##### SUPPLIED DATA

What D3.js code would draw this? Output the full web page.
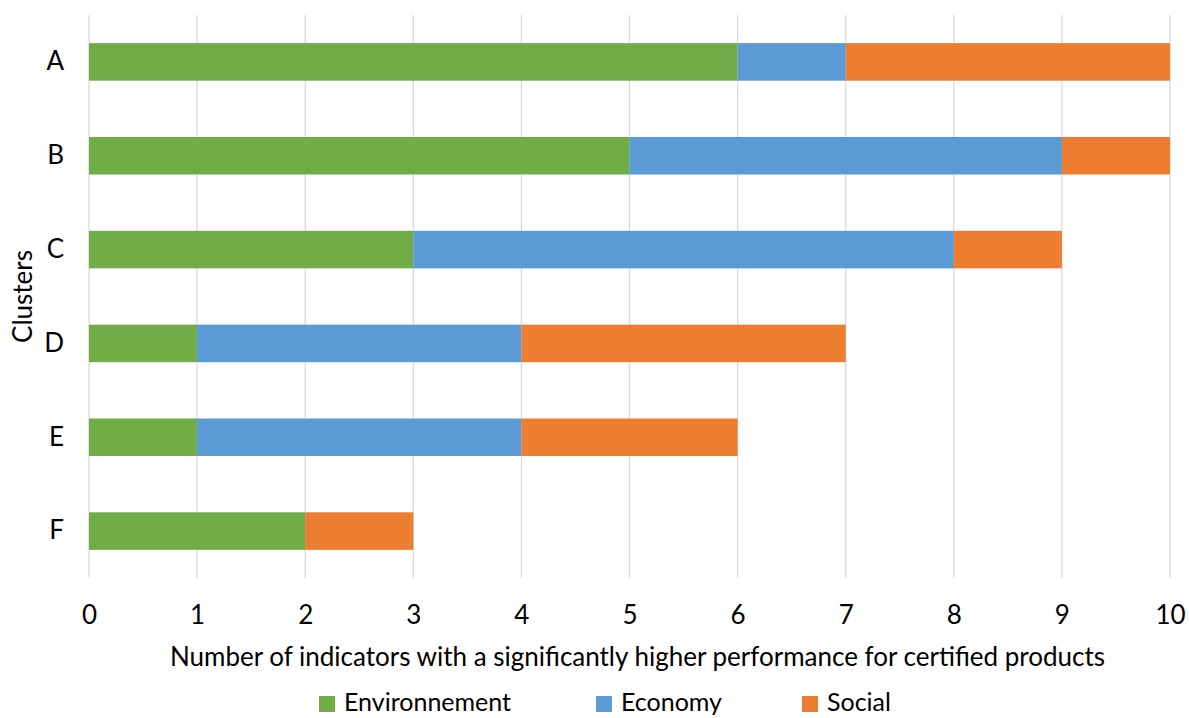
<!DOCTYPE html>
<html>
<head>
<meta charset="utf-8">
<script src="https://cdn.jsdelivr.net/npm/d3@7"></script>
<style>
  html, body { margin: 0; padding: 0; background: #fff; }
  svg text { font-family: Lato, "Open Sans", sans-serif; fill: #000; }
</style>
</head>
<body>
<svg id="chart" width="1189" height="718"></svg>
<script>
// Clusters and the number of indicators per dimension
const clusters = ["A", "B", "C", "D", "E", "F"];
const environnement = [6, 5, 3, 1, 1, 2];
const economy = [1, 4, 5, 3, 3, 0];
const social = [3, 1, 1, 3, 2, 1];
const seriesNames = ["Environnement", "Economy", "Social"];
const seriesColors = ["#70AD47", "#5B9BD5", "#ED7D31"];
const xTicks = [0, 1, 2, 3, 4, 5, 6, 7, 8, 9, 10];

const rows = clusters.map((c, i) => ({
  cluster: c,
  Environnement: environnement[i],
  Economy: economy[i],
  Social: social[i]
}));

const svg = d3.select("#chart");
const margin = { left: 89, right: 19, top: 15, bottom: 140 };
const W = 1189, H = 718;
const fontSize = 26;
const fontFamily = "Lato, 'Open Sans', sans-serif";

const x = d3.scaleLinear().domain([0, 10]).range([margin.left, W - margin.right]);
const y = d3.scaleBand().domain(clusters).range([margin.top, H - margin.bottom])
  .paddingInner(0.6).paddingOuter(0.3);

// vertical gridlines
svg.append("g").selectAll("line").data(xTicks).join("line")
  .attr("x1", d => x(d)).attr("x2", d => x(d))
  .attr("y1", margin.top).attr("y2", H - margin.bottom)
  .attr("stroke", "#d9d9d9").attr("stroke-width", 1.3);

// stacked bars
const stack = d3.stack().keys(seriesNames)(rows);
const color = d3.scaleOrdinal().domain(seriesNames).range(seriesColors);

svg.append("g").selectAll("g").data(stack).join("g")
  .attr("fill", d => color(d.key))
  .selectAll("rect").data(d => d).join("rect")
  .attr("x", d => x(d[0]))
  .attr("y", d => y(d.data.cluster))
  .attr("width", d => x(d[1]) - x(d[0]))
  .attr("height", y.bandwidth());

// x axis tick labels
const xAxis = d3.axisBottom(x).tickValues(xTicks).tickSize(0).tickPadding(0);
const gx = svg.append("g").attr("transform", `translate(0,${H - margin.bottom})`).call(xAxis);
gx.select(".domain").remove();
gx.selectAll("text").attr("font-size", fontSize).attr("dy", null)
  .attr("y", 46).attr("font-family", fontFamily).attr("fill", "#000");

// y axis category labels
const yAxis = d3.axisLeft(y).tickSize(0).tickPadding(0);
const gy = svg.append("g").attr("transform", `translate(${margin.left},0)`).call(yAxis);
gy.select(".domain").remove();
gy.selectAll("text").attr("font-size", fontSize).attr("x", -25)
  .attr("font-family", fontFamily).attr("fill", "#000");

// axis titles
svg.append("text")
  .attr("x", (x(0) + x(10)) / 2 + 8).attr("y", 666)
  .attr("text-anchor", "middle").attr("font-size", fontSize)
  .text("Number of indicators with a significantly higher performance for certified products");

svg.append("text")
  .attr("transform", `translate(32,${(margin.top + H - margin.bottom) / 2}) rotate(-90)`)
  .attr("text-anchor", "middle").attr("font-size", fontSize)
  .text("Clusters");

// legend
const legendX = [319, 596, 802];
const legend = svg.append("g").selectAll("g").data(seriesNames).join("g")
  .attr("transform", (d, i) => `translate(${legendX[i]},696)`);
legend.append("rect").attr("width", 16).attr("height", 16).attr("fill", d => color(d));
legend.append("text").attr("x", 25).attr("y", 15).attr("font-size", 25).text(d => d);
</script>
</body>
</html>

##########

WHAT THE TASK ASKS
Make an exact copy of the whole listing, but don't bring over any pictures.

RESULT BELOW
What D3.js code would draw this? Output the full web page.
<!DOCTYPE html>
<html>
<head>
<meta charset="utf-8">
<script src="https://cdn.jsdelivr.net/npm/d3@7"></script>
<style>
  html, body { margin: 0; padding: 0; background: #fff; }
  svg text { font-family: Lato, "Open Sans", sans-serif; fill: #000; }
</style>
</head>
<body>
<svg id="chart" width="1189" height="718"></svg>
<script>
// Clusters and the number of indicators per dimension
const clusters = ["A", "B", "C", "D", "E", "F"];
const environnement = [6, 5, 3, 1, 1, 2];
const economy = [1, 4, 5, 3, 3, 0];
const social = [3, 1, 1, 3, 2, 1];
const seriesNames = ["Environnement", "Economy", "Social"];
const seriesColors = ["#70AD47", "#5B9BD5", "#ED7D31"];
const xTicks = [0, 1, 2, 3, 4, 5, 6, 7, 8, 9, 10];

const rows = clusters.map((c, i) => ({
  cluster: c,
  Environnement: environnement[i],
  Economy: economy[i],
  Social: social[i]
}));

const svg = d3.select("#chart");
const margin = { left: 89, right: 19, top: 15, bottom: 140 };
const W = 1189, H = 718;
const fontSize = 26;
const fontFamily = "Lato, 'Open Sans', sans-serif";

const x = d3.scaleLinear().domain([0, 10]).range([margin.left, W - margin.right]);
const y = d3.scaleBand().domain(clusters).range([margin.top, H - margin.bottom])
  .paddingInner(0.6).paddingOuter(0.3);

// vertical gridlines
svg.append("g").selectAll("line").data(xTicks).join("line")
  .attr("x1", d => x(d)).attr("x2", d => x(d))
  .attr("y1", margin.top).attr("y2", H - margin.bottom)
  .attr("stroke", "#d9d9d9").attr("stroke-width", 1.3);

// stacked bars
const stack = d3.stack().keys(seriesNames)(rows);
const color = d3.scaleOrdinal().domain(seriesNames).range(seriesColors);

svg.append("g").selectAll("g").data(stack).join("g")
  .attr("fill", d => color(d.key))
  .selectAll("rect").data(d => d).join("rect")
  .attr("x", d => x(d[0]))
  .attr("y", d => y(d.data.cluster))
  .attr("width", d => x(d[1]) - x(d[0]))
  .attr("height", y.bandwidth());

// x axis tick labels
const xAxis = d3.axisBottom(x).tickValues(xTicks).tickSize(0).tickPadding(0);
const gx = svg.append("g").attr("transform", `translate(0,${H - margin.bottom})`).call(xAxis);
gx.select(".domain").remove();
gx.selectAll("text").attr("font-size", fontSize).attr("dy", null)
  .attr("y", 46).attr("font-family", fontFamily).attr("fill", "#000");

// y axis category labels
const yAxis = d3.axisLeft(y).tickSize(0).tickPadding(0);
const gy = svg.append("g").attr("transform", `translate(${margin.left},0)`).call(yAxis);
gy.select(".domain").remove();
gy.selectAll("text").attr("font-size", fontSize).attr("x", -25)
  .attr("font-family", fontFamily).attr("fill", "#000");

// axis titles
svg.append("text")
  .attr("x", (x(0) + x(10)) / 2 + 8).attr("y", 666)
  .attr("text-anchor", "middle").attr("font-size", fontSize)
  .text("Number of indicators with a significantly higher performance for certified products");

svg.append("text")
  .attr("transform", `translate(32,${(margin.top + H - margin.bottom) / 2}) rotate(-90)`)
  .attr("text-anchor", "middle").attr("font-size", fontSize)
  .text("Clusters");

// legend
const legendX = [319, 596, 802];
const legend = svg.append("g").selectAll("g").data(seriesNames).join("g")
  .attr("transform", (d, i) => `translate(${legendX[i]},696)`);
legend.append("rect").attr("width", 16).attr("height", 16).attr("fill", d => color(d));
legend.append("text").attr("x", 25).attr("y", 15).attr("font-size", 25).text(d => d);
</script>
</body>
</html>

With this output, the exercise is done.